Hz. Muhammed (s) Tevhid mesajını Mekke’de ve Medine’de tebliğ etmeye başladığında özellikle Yahudilerden yana karşılaştığı ilk tepki mesajının içeriğinden ziyade soyuyla ilgili olmuştur. Yahudi olmayan birinin ağzında bu mesajın ne işi olurdu? O nihayetinde bir ümmi, yani kendi kitaplarından nasibi olmayan bir gentile idi. Peygamberlik bir misyon değil bir imtiyaz idi onlara göre ve Yahudi seçkinciliğine aitti. Muhammed nihayetinde İbrahim’in oğullarından idiyse de İshak’ın torunlarından değildi ve bu, seçkinlik için yeterince güçlü bir sebepti. Oysa İsmail’in oğullarıyla da kardeş olmak seçkin sayılmak için gerekli olan sınırları da ortadan kaldırmış olacaktır. Çünkü Müslümanlık peygamber ayırımcılığı yapmamak gibi, Allah’a yakınlık konusunda dil, ırk, renk ve cinsiyet ayrımı da yapmamayı gerektiriyor. Böylece İsmail oğullarıyla aralarında hiçbir fark olmaması diğer insanlarla aralarında hiçbir farkın da olmaması anlamına gelecektir. Bu da seçkinlik veya üstünlük ihtimalini baştan itibaren gideren bir gelişme olarak kabul edilmesi başlıbaşına imtihan bir durum.
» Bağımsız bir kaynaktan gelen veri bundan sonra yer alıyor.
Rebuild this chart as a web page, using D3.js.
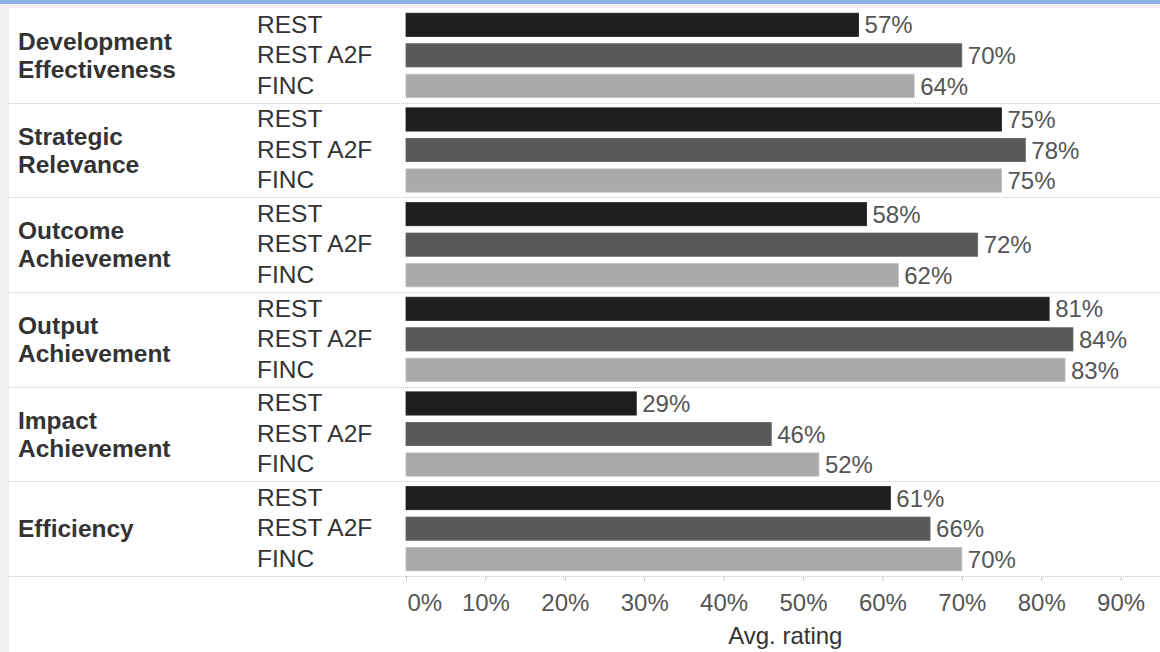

İbrahim oğullarından gelen ve kendilerini diğer kardeşlerinden ontolojik olarak üstün gören kavim, insanlığa rahmet olarak gelen bir misyonun kendileri üzerinden değil de aşağıda gördükleri kardeşleri üzerinden gelmesine tepki göstermişti. Misyonun kendisine itiraz yok ama misyonun taşıyıcısına karşı, misyonun muhtemel kıldığı prestiji çalınmış mülkü görme duygusu. Bu arkaik kıskançlık duygusu, aynı zamanda dünya ne kadar gelişse de, insanlık ilimde, sanatta ne kadar ilerlese de yok olmayan, her dem başka türlü tezahür eden bir duygu.
Aslında, bu muhafazakarların bir tarihsel dönemde illa ki olumlu bir rol üstlenmeleri gerekiyorsa bizim yürüttüğümüz kurtarıcı role teslim olmaktan başka yolları yok. Bu manzarada, bu role neden direniyorlar ki?